Dataset section start

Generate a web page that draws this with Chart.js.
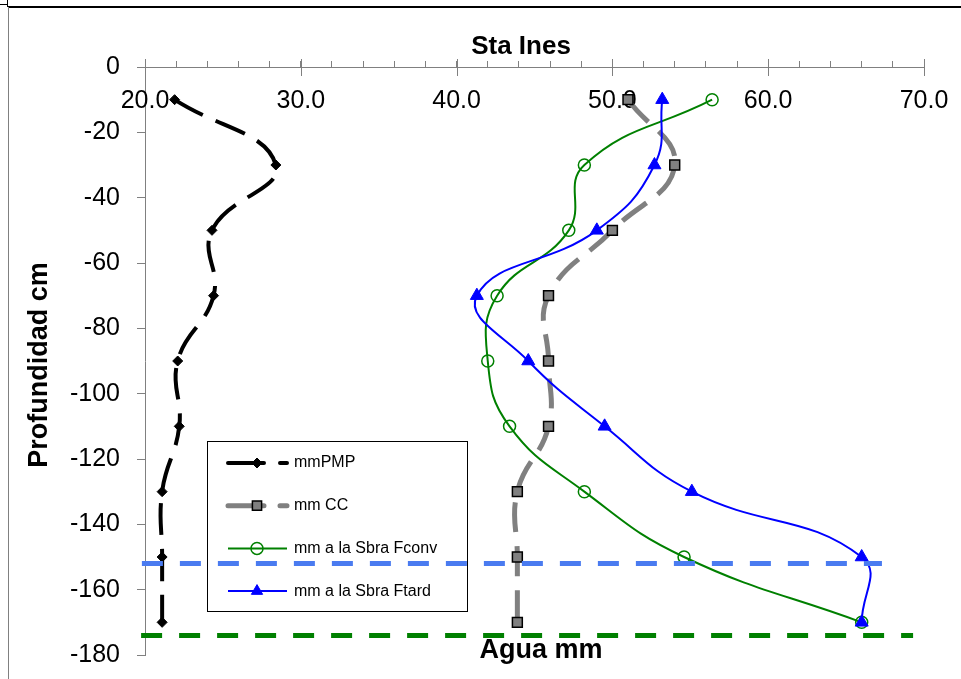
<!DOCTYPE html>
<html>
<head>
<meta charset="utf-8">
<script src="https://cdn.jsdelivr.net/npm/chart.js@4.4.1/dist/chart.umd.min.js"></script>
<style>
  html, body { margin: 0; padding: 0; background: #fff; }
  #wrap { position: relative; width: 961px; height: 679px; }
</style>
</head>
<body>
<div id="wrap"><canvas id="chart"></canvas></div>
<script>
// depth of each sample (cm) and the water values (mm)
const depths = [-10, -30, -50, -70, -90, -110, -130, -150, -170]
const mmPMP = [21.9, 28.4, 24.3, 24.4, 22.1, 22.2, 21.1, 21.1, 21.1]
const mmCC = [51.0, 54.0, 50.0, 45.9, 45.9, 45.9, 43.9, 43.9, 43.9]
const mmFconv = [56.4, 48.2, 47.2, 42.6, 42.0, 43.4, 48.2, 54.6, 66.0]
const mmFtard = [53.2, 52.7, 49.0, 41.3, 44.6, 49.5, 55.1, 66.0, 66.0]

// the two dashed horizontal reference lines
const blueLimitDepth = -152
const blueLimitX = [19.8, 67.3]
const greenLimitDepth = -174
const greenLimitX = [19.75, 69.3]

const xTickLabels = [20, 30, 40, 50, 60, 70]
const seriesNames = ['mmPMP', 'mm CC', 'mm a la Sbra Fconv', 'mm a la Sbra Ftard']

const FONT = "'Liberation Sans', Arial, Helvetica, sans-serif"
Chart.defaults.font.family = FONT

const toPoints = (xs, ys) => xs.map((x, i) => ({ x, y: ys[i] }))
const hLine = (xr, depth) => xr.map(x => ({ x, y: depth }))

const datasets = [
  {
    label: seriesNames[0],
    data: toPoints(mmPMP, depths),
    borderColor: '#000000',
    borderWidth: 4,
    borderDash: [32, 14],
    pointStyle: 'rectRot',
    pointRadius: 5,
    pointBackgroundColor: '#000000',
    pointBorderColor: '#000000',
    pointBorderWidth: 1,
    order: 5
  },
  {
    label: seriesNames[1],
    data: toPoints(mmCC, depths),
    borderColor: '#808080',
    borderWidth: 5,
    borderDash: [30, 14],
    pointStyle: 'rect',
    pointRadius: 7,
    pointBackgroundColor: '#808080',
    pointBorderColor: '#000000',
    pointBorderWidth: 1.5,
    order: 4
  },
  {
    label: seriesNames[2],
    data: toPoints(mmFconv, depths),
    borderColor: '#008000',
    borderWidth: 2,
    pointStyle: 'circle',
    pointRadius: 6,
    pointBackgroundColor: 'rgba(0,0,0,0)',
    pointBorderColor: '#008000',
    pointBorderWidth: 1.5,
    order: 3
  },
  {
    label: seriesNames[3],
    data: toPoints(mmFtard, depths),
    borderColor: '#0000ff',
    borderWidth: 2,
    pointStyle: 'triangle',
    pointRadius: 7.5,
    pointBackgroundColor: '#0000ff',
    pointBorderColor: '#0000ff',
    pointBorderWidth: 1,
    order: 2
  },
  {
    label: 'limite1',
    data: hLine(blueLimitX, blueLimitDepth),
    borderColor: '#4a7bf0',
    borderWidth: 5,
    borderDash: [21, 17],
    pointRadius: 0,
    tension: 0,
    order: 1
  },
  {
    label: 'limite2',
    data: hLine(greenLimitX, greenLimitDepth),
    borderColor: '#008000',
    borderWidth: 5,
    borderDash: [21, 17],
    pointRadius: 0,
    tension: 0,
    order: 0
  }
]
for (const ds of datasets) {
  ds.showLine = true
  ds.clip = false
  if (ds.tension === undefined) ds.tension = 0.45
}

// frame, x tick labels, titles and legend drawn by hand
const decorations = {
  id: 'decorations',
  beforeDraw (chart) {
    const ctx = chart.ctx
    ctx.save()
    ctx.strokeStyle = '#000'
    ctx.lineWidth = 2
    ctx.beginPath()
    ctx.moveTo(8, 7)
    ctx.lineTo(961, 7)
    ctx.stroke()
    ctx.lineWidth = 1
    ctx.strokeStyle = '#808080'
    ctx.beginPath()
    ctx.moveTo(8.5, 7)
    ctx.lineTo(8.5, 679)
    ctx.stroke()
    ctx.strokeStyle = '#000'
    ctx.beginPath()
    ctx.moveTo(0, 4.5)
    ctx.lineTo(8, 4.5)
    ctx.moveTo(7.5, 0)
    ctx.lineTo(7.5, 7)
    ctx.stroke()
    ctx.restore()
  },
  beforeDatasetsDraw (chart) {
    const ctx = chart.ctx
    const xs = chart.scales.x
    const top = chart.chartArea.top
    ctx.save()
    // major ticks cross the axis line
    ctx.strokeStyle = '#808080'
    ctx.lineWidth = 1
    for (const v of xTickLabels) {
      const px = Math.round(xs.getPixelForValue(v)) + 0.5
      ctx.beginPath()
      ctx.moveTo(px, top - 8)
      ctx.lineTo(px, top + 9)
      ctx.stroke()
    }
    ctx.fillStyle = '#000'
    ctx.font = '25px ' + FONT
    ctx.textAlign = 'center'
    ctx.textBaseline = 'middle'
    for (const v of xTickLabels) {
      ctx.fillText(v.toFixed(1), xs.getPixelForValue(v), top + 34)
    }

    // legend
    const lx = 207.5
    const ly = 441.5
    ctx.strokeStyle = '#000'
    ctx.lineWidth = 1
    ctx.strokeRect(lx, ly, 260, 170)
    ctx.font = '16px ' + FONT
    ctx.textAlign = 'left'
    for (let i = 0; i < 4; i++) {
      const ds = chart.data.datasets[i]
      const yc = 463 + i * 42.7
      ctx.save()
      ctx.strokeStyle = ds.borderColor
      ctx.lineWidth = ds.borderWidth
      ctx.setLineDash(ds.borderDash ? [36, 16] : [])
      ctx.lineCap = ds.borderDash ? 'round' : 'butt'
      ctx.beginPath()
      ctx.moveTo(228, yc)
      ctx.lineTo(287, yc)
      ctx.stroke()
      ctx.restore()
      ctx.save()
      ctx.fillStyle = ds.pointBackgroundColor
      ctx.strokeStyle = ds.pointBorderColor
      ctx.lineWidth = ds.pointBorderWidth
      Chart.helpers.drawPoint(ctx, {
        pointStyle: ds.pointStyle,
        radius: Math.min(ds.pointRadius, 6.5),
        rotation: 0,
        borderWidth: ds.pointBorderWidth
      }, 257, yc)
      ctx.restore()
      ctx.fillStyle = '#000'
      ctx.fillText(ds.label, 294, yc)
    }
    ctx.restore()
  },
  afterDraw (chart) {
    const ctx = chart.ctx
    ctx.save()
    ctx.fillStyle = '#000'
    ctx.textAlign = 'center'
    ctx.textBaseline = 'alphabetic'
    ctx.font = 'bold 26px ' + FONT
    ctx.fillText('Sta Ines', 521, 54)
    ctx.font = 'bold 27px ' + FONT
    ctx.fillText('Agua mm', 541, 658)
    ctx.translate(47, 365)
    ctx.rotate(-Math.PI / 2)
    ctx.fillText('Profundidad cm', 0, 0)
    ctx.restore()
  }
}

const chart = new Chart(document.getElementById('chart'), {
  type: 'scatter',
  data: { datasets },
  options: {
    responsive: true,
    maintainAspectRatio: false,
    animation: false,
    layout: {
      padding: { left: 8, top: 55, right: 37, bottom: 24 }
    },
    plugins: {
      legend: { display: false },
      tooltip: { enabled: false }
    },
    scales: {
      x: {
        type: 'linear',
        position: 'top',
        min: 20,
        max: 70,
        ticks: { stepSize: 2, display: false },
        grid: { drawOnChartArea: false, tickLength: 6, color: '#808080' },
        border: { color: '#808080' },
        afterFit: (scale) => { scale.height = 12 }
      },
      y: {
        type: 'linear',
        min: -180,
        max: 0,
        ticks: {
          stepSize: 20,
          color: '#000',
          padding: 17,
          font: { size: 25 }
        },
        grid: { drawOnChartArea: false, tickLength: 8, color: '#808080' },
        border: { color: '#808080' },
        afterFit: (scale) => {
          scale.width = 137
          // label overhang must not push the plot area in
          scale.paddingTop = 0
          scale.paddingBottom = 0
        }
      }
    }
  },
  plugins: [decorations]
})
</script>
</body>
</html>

Dataset section end

Written instruction:
Transcribe the opening line of the listing above, please, and every line after it through the line with "const hLine = (xr, depth)", word for word, without pictures.

Written response:
Generate a web page that draws this with Chart.js.
<!DOCTYPE html>
<html>
<head>
<meta charset="utf-8">
<script src="https://cdn.jsdelivr.net/npm/chart.js@4.4.1/dist/chart.umd.min.js"></script>
<style>
  html, body { margin: 0; padding: 0; background: #fff; }
  #wrap { position: relative; width: 961px; height: 679px; }
</style>
</head>
<body>
<div id="wrap"><canvas id="chart"></canvas></div>
<script>
// depth of each sample (cm) and the water values (mm)
const depths = [-10, -30, -50, -70, -90, -110, -130, -150, -170]
const mmPMP = [21.9, 28.4, 24.3, 24.4, 22.1, 22.2, 21.1, 21.1, 21.1]
const mmCC = [51.0, 54.0, 50.0, 45.9, 45.9, 45.9, 43.9, 43.9, 43.9]
const mmFconv = [56.4, 48.2, 47.2, 42.6, 42.0, 43.4, 48.2, 54.6, 66.0]
const mmFtard = [53.2, 52.7, 49.0, 41.3, 44.6, 49.5, 55.1, 66.0, 66.0]

// the two dashed horizontal reference lines
const blueLimitDepth = -152
const blueLimitX = [19.8, 67.3]
const greenLimitDepth = -174
const greenLimitX = [19.75, 69.3]

const xTickLabels = [20, 30, 40, 50, 60, 70]
const seriesNames = ['mmPMP', 'mm CC', 'mm a la Sbra Fconv', 'mm a la Sbra Ftard']

const FONT = "'Liberation Sans', Arial, Helvetica, sans-serif"
Chart.defaults.font.family = FONT

const toPoints = (xs, ys) => xs.map((x, i) => ({ x, y: ys[i] }))
const hLine = (xr, depth) => xr.map(x => ({ x, y: depth }))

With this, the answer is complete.